Никого нет. Надеваю шапку, выхожу. Приятно пощипывает утренний, пропитанный первым легким морозцем воздух. Небо свежо голубеет. По взгорью всползает вчерашняя черная дорога, с окаменелой взвороченной грязью. Должно быть, к утру вызвездило, проступил морозец и сделал грязь крепкой.

Двор огромный. По краям – сараи, навесы для скота, крытые соломой, как это делают в степи, арбы, плуги, как у зажиточного мужика.

Хозяйка, в высоких сапогах, короткой юбке, мужской теплой шапке, гоняет лошадей с катками по разбросанной соломе, и катки звонко бьют каменными ребрами по морозной земле, выбивая из колоса зерно.
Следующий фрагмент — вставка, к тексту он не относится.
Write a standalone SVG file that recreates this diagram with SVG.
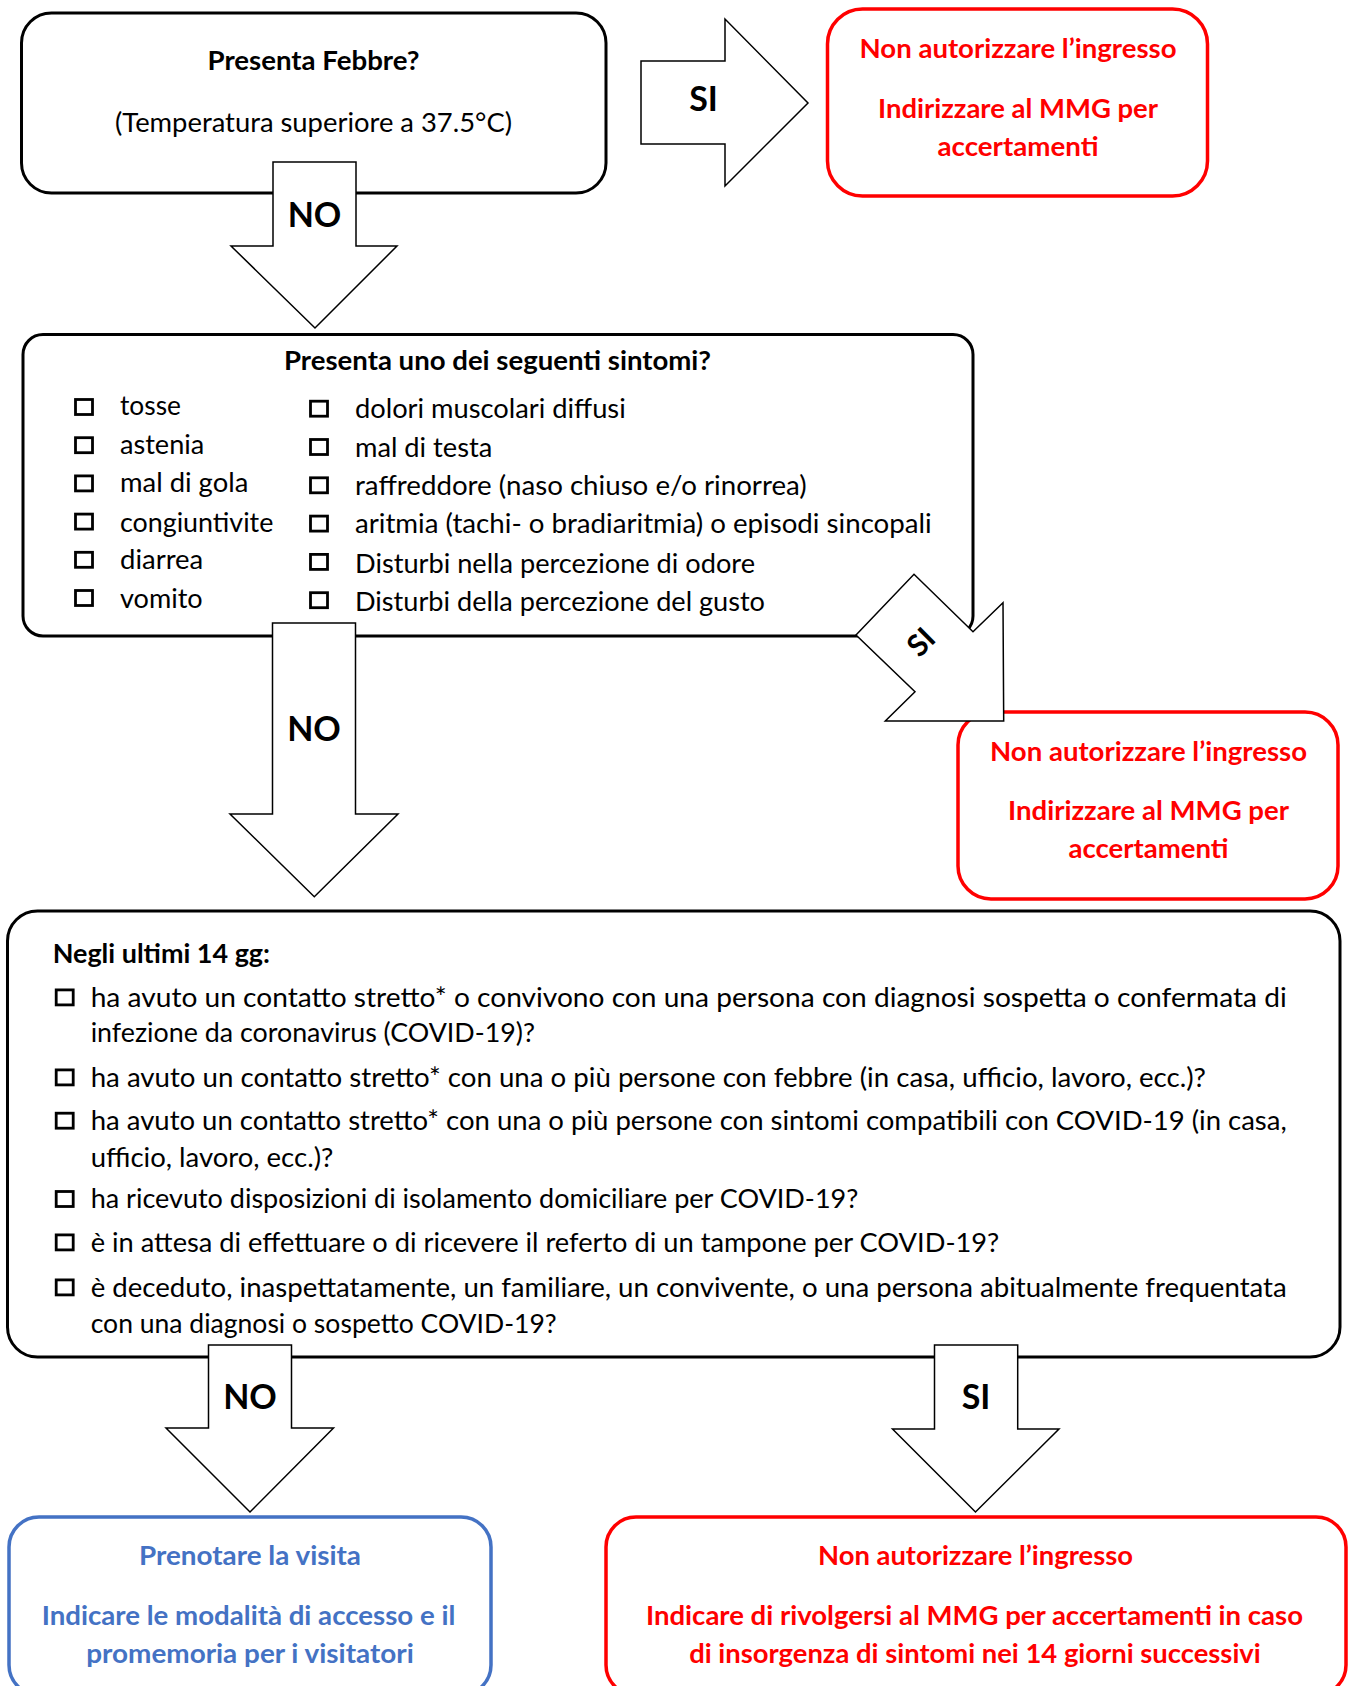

Ее движения крепки, уверенны, размашисты.

– Но, но, милые!

За голыми ветлами сквозит крыша мельницы. Оттуда несется колеблющийся, как бегущая вода, однотонный, как мелькающий жернов, шум.

– Доброе утро…

– Вы уже встали? Пойдемте чай пить.

Она останавливает лошадей, и мы идем в дом. Отовсюду веет крепким, налаженным хозяйственным укладом.

К чаю приходит хозяин. Он весь белый, мука в ресницах, в усах, в волосах, на лице. Возился на мельнице и улыбается, и за его улыбкой что-то недоговоренное, что – я не могу определить.